Scenario That Opens 'The Day After Tomorrow' Actually Not That Far-Fetched, Research Finds

Temperatures could plummet while sea levels spike.

The 2004 blockbuster movie "The Day After Tomorrow" is all about the disastrous effects of the collapse of a massive temperature-driven ocean circulation system. Although the system -- known as the Atlantic Meridional Overturning Circulation system -- is real, researchers said at the time that the movie wasn't based in facts.

But according to research published last week in the journal Nature Scientific Reports, the effects dreamed up in the movie may actually be more possible than initially thought.

A fictional scene from "The Day After Tomorrow" depicts a surge of water overwhelming Manhattan.

The AMOC helps warm Europe and the East Coast by bringing Caribbean waters northward and shifting cooler waters south. Should the AMOC collapse, especially in light of the broader impacts of global climate change, the report finds that parts of the Earth would actually cool for a period of 15 to 20 years. A lot like it did in the movie.

"The basic scenario of the AMOC as a result of global warming is not completely out of the blue or unthinkable," study author Sybren Drijfhout told The Washington Post, describing a situation wherein temperatures in Europe could drop and sea levels on the East Coast of the U.S. could rise up to 3 feet.

Mid-town Manhattan is pictured from the top of the United Nations building in New York January 26, 2015.
Mid-town Manhattan is pictured from the top of the United Nations building in New York January 26, 2015.
Reuters

"This would affect hundreds of millions of people," Drijfhout, a professor in physical oceanography and climate physics at the University of Southampton in the U.K., said.

Maximum temperature drops would be around 15 to 20 degrees Fahrenheit in parts of Europe, he said, while northwestern parts of the country would see drops of about 5 to 6 degrees.

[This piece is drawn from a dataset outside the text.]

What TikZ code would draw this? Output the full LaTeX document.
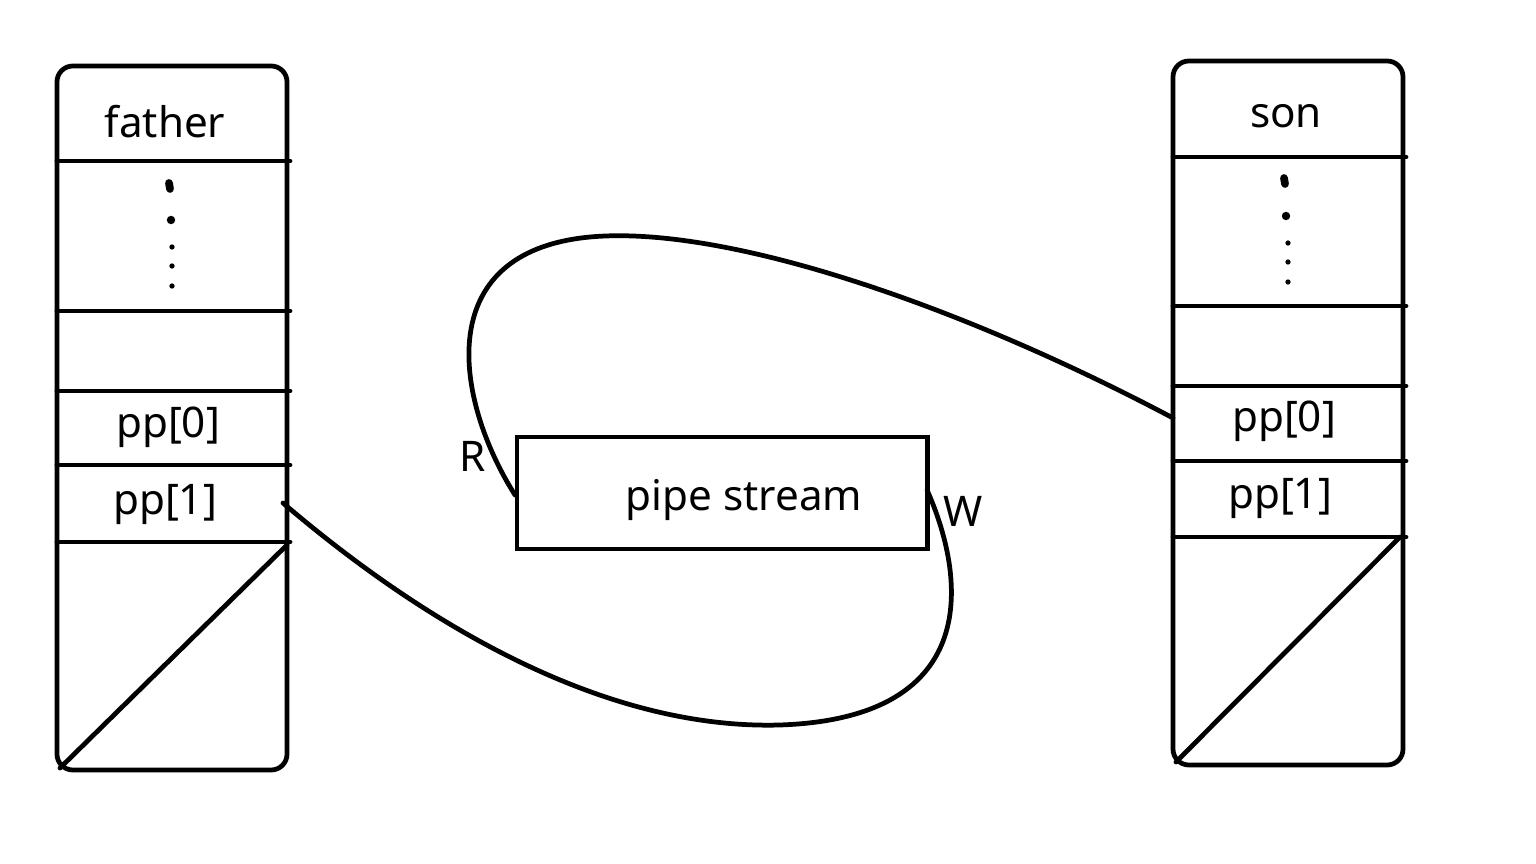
\documentclass[tikz,border=0pt]{standalone}
\usepackage{fontspec}
\setmainfont{Noto Sans}
\begin{document}
\begin{tikzpicture}[x=0.01cm,y=-0.01cm,
  line width=1.35pt, line cap=round,
  stack/.style={draw, rounded corners=4.5pt},
  lbl/.style={font=\fontsize{12}{14}\selectfont, inner sep=0pt},
  dot/.style={fill, circle, inner sep=0pt, minimum size=1.5pt}]
\useasboundingbox (0,0) rectangle (1536,864);
% father stack
\draw[stack] (57,66) rectangle (287,770);
\foreach \y in {161,311,391,465,542} \draw (57,\y) -- (290,\y);
\draw (287,545) -- (60,768);
\node[lbl] (fa) at (165,122) {father};
\node[lbl] (fp0) at (168,427) {pp[0]};
\node[lbl] (fp1) at (165,504) {pp[1]};
\draw[line width=2.2pt] (169,183) -- (170,189);
\node[dot, minimum size=2.4pt] (fd1) at (171,220) {};
\foreach \y in {247,266,286} \node[dot] at (172,\y) {};
% son stack
\draw[stack] (1173,61) rectangle (1403,765);
\foreach \y in {157,306,386,461,537} \draw (1173,\y) -- (1406,\y);
\draw (1400,537) -- (1176,762);
\node[lbl] (sn) at (1286,116) {son};
\node[lbl] (sp0) at (1284,421) {pp[0]};
\node[lbl] (sp1) at (1280,499) {pp[1]};
\draw[line width=2.2pt] (1284,178) -- (1285,184);
\node[dot, minimum size=2.4pt] (sd1) at (1286,216) {};
\foreach \y in {243,262,282} \node[dot] at (1288,\y) {};
% pipe
\node[draw, minimum width=4.1cm, minimum height=1.12cm, inner sep=0pt,
  outer sep=0pt] (pipe) at (722,493) {};
\node[lbl] (ps) at (744,500) {pipe stream};
\node[lbl] (R) at (473,456) {R};
\node[lbl] (W) at (963,511) {W};
% connectors
\coordinate (sA) at (1173,418);
\coordinate (rA) at (515,495);
\coordinate (fA) at (283,503);
\coordinate (wA) at (927,490);
\draw (sA) .. controls (950,300) and (720,225) .. (590,237)
      .. controls (430,252) and (455,400) .. (rA);
\draw (fA) .. controls (420,620) and (600,730) .. (780,725)
      .. controls (985,718) and (965,575) .. (wA);
\end{tikzpicture}
\end{document}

He likened the temperature shift to the climate of the late medieval "Little Ice Age" in Europe.

Drijfhout estimates the likelihood of "an abrupt collapse" of AMOC, an embellished version of which is seen early on in "The Day After Tomorrow," is probably only around 5 percent -- "which is still serious, given the potential effects," he said.

The rest of the movie, he said, "was exaggerated, [at some points even] violating physical laws." For example, the collapse of the AMOC would not be accompanied by grapefruit-sized hail in Tokyo while multiple tornados devastate Los Angeles.

Unfortunately, according to research published in March, the AMOC has weakened dramatically over the last 1,000 years, as a deluge of cold water from the melting Greenland ice sheet has slowed ocean circulation.

So where do we go from here?

According to Dr. Aixue Hu, a scientist at the Climate and Global Dynamics Lab at the National Center for Atmospheric Research, the first step is to put the findings into perspective.

"The scenario [Drijfhout] provided is unlikely to occur in the near future," he said, cautioning it is, however, certainly a possibility in the distant future, with a primary culprit being greenhouse gases. If we want to reduce the likelihood of AMOC collapse, he said, focusing on reducing greenhouse gases is a good place to start.